The bond markets have been highly volatile in the past few months and within that space, the sovereign debt markets across the Eurozone countries have been a big signal of sentiment for the market. The spread between the yield on German (core) and Spain (periphery) debt is an interesting chart to gauge what markets are feeling about Greece and risk. The dip today suggests that investors are becoming more confident again.
When investors feel the need for a safe haven, they look towards the German Bund, whilst when risk appetite and confidence is on the rise, safe havens will be shunned and peripheral Eurozone debt will be bought. Buying German Bunds over Spanish debt (ie. when investors feel risk averse) pulls the German yield lower relative to the Spanish and the spread increases.
The spread pulled sharply higher on Monday as markets reacted with fear over the potential fallout from Greece not accepting the terms of its creditors and it has subsequently defaulted on its IMF debt. However, on Wednesday, reports out of Greece suggest that polling over the Greek Referendum is getting closer (the No vote is losing ground). This has resulted in the spread falling back again. (The chart below it shows EUR/USD which does seem to be also moving around with the spread).
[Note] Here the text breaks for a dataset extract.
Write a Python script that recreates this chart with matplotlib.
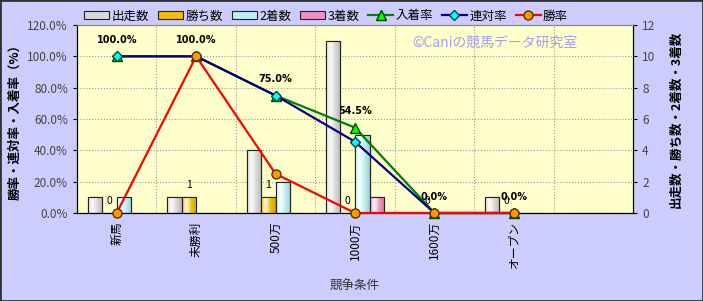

The creditors are looking to Greece to hold the referendum as they clearly feel that when push comes to shove, the vote which is effectively a vote for Euro membership, will result in a “Yes” vote. It is highly unlikely that Greek Prime Minister Tsipras will be able to continue to negotiate for his country in the event of a “Yes” vote seeing as he is actively campaigning for the “No” vote. The creditors see the referendum as a move towards not only getting Greece to agree to terms but also to having a change of government that is far less left leaning.
Watch for the movement on the spread between the German 10 year Bund yield and the Spanish 10 year to act as a gauge for market sentiment on Greece.